◆ **PROVIDED DATA**:
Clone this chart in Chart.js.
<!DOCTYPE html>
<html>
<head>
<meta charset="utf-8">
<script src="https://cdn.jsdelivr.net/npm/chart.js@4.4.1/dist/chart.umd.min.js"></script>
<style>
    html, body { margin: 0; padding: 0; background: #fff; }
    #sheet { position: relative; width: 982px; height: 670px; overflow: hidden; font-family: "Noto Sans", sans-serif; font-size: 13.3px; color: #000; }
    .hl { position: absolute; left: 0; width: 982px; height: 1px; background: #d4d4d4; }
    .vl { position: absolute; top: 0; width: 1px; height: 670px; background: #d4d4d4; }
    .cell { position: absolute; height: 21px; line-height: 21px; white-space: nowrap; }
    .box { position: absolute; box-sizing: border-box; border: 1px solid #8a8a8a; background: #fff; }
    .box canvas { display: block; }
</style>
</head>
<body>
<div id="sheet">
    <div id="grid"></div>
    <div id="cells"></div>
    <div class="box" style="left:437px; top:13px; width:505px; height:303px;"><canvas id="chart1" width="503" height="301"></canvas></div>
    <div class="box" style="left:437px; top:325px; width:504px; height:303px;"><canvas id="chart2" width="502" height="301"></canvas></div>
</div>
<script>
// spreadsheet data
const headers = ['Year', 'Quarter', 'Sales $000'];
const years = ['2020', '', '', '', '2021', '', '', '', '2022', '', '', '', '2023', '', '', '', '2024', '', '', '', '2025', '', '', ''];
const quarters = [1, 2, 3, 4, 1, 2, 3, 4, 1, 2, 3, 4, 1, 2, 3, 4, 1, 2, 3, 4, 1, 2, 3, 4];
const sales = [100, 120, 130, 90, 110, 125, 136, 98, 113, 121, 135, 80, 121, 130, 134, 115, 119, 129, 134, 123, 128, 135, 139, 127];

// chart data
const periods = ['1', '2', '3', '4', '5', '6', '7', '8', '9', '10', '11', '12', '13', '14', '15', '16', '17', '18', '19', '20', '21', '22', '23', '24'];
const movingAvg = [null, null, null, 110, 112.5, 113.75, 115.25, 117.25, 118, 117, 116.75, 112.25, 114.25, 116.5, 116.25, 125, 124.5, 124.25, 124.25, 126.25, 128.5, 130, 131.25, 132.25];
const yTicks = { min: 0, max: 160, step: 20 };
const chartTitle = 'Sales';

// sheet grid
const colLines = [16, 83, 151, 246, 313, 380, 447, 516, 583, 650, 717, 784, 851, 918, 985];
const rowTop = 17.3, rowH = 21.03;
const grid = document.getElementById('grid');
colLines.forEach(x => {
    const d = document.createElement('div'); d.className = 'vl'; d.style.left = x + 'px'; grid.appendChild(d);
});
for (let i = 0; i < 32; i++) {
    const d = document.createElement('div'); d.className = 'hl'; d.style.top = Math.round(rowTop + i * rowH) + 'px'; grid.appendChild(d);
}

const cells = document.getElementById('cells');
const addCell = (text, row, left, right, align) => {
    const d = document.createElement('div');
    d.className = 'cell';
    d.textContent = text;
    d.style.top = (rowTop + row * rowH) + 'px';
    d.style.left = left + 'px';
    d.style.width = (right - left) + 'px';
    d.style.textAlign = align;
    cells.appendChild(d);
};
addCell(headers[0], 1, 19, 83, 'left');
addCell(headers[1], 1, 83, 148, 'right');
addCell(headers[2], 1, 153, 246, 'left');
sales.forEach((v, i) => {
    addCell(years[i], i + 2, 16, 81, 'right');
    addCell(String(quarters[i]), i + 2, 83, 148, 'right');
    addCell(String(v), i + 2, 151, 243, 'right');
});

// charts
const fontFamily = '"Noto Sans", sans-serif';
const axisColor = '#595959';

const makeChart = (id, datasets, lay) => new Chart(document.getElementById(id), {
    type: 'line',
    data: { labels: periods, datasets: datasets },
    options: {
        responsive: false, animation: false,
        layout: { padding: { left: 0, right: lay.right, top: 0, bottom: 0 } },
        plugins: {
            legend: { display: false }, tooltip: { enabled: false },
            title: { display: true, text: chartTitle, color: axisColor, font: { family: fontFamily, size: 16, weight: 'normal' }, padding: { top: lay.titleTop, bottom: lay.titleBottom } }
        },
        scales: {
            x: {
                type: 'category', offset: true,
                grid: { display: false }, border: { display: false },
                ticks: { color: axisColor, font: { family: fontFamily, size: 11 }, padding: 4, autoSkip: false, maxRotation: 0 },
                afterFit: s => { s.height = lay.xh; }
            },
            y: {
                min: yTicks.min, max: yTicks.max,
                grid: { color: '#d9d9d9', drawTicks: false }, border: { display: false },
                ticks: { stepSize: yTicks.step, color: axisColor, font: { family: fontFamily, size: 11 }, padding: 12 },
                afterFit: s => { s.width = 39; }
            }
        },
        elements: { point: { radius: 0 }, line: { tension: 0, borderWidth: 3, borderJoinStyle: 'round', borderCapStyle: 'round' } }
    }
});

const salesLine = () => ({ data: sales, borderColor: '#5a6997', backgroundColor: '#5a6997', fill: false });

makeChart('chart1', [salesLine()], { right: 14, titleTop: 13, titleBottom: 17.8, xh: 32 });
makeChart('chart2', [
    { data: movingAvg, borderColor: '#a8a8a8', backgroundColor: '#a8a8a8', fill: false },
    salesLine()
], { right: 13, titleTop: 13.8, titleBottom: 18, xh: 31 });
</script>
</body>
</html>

◆ **TASK GOAL**: Copy out the whole listing exactly.

◆ **RESULT FOR THIS EXERCISE**:
Clone this chart in Chart.js.
<!DOCTYPE html>
<html>
<head>
<meta charset="utf-8">
<script src="https://cdn.jsdelivr.net/npm/chart.js@4.4.1/dist/chart.umd.min.js"></script>
<style>
    html, body { margin: 0; padding: 0; background: #fff; }
    #sheet { position: relative; width: 982px; height: 670px; overflow: hidden; font-family: "Noto Sans", sans-serif; font-size: 13.3px; color: #000; }
    .hl { position: absolute; left: 0; width: 982px; height: 1px; background: #d4d4d4; }
    .vl { position: absolute; top: 0; width: 1px; height: 670px; background: #d4d4d4; }
    .cell { position: absolute; height: 21px; line-height: 21px; white-space: nowrap; }
    .box { position: absolute; box-sizing: border-box; border: 1px solid #8a8a8a; background: #fff; }
    .box canvas { display: block; }
</style>
</head>
<body>
<div id="sheet">
    <div id="grid"></div>
    <div id="cells"></div>
    <div class="box" style="left:437px; top:13px; width:505px; height:303px;"><canvas id="chart1" width="503" height="301"></canvas></div>
    <div class="box" style="left:437px; top:325px; width:504px; height:303px;"><canvas id="chart2" width="502" height="301"></canvas></div>
</div>
<script>
// spreadsheet data
const headers = ['Year', 'Quarter', 'Sales $000'];
const years = ['2020', '', '', '', '2021', '', '', '', '2022', '', '', '', '2023', '', '', '', '2024', '', '', '', '2025', '', '', ''];
const quarters = [1, 2, 3, 4, 1, 2, 3, 4, 1, 2, 3, 4, 1, 2, 3, 4, 1, 2, 3, 4, 1, 2, 3, 4];
const sales = [100, 120, 130, 90, 110, 125, 136, 98, 113, 121, 135, 80, 121, 130, 134, 115, 119, 129, 134, 123, 128, 135, 139, 127];

// chart data
const periods = ['1', '2', '3', '4', '5', '6', '7', '8', '9', '10', '11', '12', '13', '14', '15', '16', '17', '18', '19', '20', '21', '22', '23', '24'];
const movingAvg = [null, null, null, 110, 112.5, 113.75, 115.25, 117.25, 118, 117, 116.75, 112.25, 114.25, 116.5, 116.25, 125, 124.5, 124.25, 124.25, 126.25, 128.5, 130, 131.25, 132.25];
const yTicks = { min: 0, max: 160, step: 20 };
const chartTitle = 'Sales';

// sheet grid
const colLines = [16, 83, 151, 246, 313, 380, 447, 516, 583, 650, 717, 784, 851, 918, 985];
const rowTop = 17.3, rowH = 21.03;
const grid = document.getElementById('grid');
colLines.forEach(x => {
    const d = document.createElement('div'); d.className = 'vl'; d.style.left = x + 'px'; grid.appendChild(d);
});
for (let i = 0; i < 32; i++) {
    const d = document.createElement('div'); d.className = 'hl'; d.style.top = Math.round(rowTop + i * rowH) + 'px'; grid.appendChild(d);
}

const cells = document.getElementById('cells');
const addCell = (text, row, left, right, align) => {
    const d = document.createElement('div');
    d.className = 'cell';
    d.textContent = text;
    d.style.top = (rowTop + row * rowH) + 'px';
    d.style.left = left + 'px';
    d.style.width = (right - left) + 'px';
    d.style.textAlign = align;
    cells.appendChild(d);
};
addCell(headers[0], 1, 19, 83, 'left');
addCell(headers[1], 1, 83, 148, 'right');
addCell(headers[2], 1, 153, 246, 'left');
sales.forEach((v, i) => {
    addCell(years[i], i + 2, 16, 81, 'right');
    addCell(String(quarters[i]), i + 2, 83, 148, 'right');
    addCell(String(v), i + 2, 151, 243, 'right');
});

// charts
const fontFamily = '"Noto Sans", sans-serif';
const axisColor = '#595959';

const makeChart = (id, datasets, lay) => new Chart(document.getElementById(id), {
    type: 'line',
    data: { labels: periods, datasets: datasets },
    options: {
        responsive: false, animation: false,
        layout: { padding: { left: 0, right: lay.right, top: 0, bottom: 0 } },
        plugins: {
            legend: { display: false }, tooltip: { enabled: false },
            title: { display: true, text: chartTitle, color: axisColor, font: { family: fontFamily, size: 16, weight: 'normal' }, padding: { top: lay.titleTop, bottom: lay.titleBottom } }
        },
        scales: {
            x: {
                type: 'category', offset: true,
                grid: { display: false }, border: { display: false },
                ticks: { color: axisColor, font: { family: fontFamily, size: 11 }, padding: 4, autoSkip: false, maxRotation: 0 },
                afterFit: s => { s.height = lay.xh; }
            },
            y: {
                min: yTicks.min, max: yTicks.max,
                grid: { color: '#d9d9d9', drawTicks: false }, border: { display: false },
                ticks: { stepSize: yTicks.step, color: axisColor, font: { family: fontFamily, size: 11 }, padding: 12 },
                afterFit: s => { s.width = 39; }
            }
        },
        elements: { point: { radius: 0 }, line: { tension: 0, borderWidth: 3, borderJoinStyle: 'round', borderCapStyle: 'round' } }
    }
});

const salesLine = () => ({ data: sales, borderColor: '#5a6997', backgroundColor: '#5a6997', fill: false });

makeChart('chart1', [salesLine()], { right: 14, titleTop: 13, titleBottom: 17.8, xh: 32 });
makeChart('chart2', [
    { data: movingAvg, borderColor: '#a8a8a8', backgroundColor: '#a8a8a8', fill: false },
    salesLine()
], { right: 13, titleTop: 13.8, titleBottom: 18, xh: 31 });
</script>
</body>
</html>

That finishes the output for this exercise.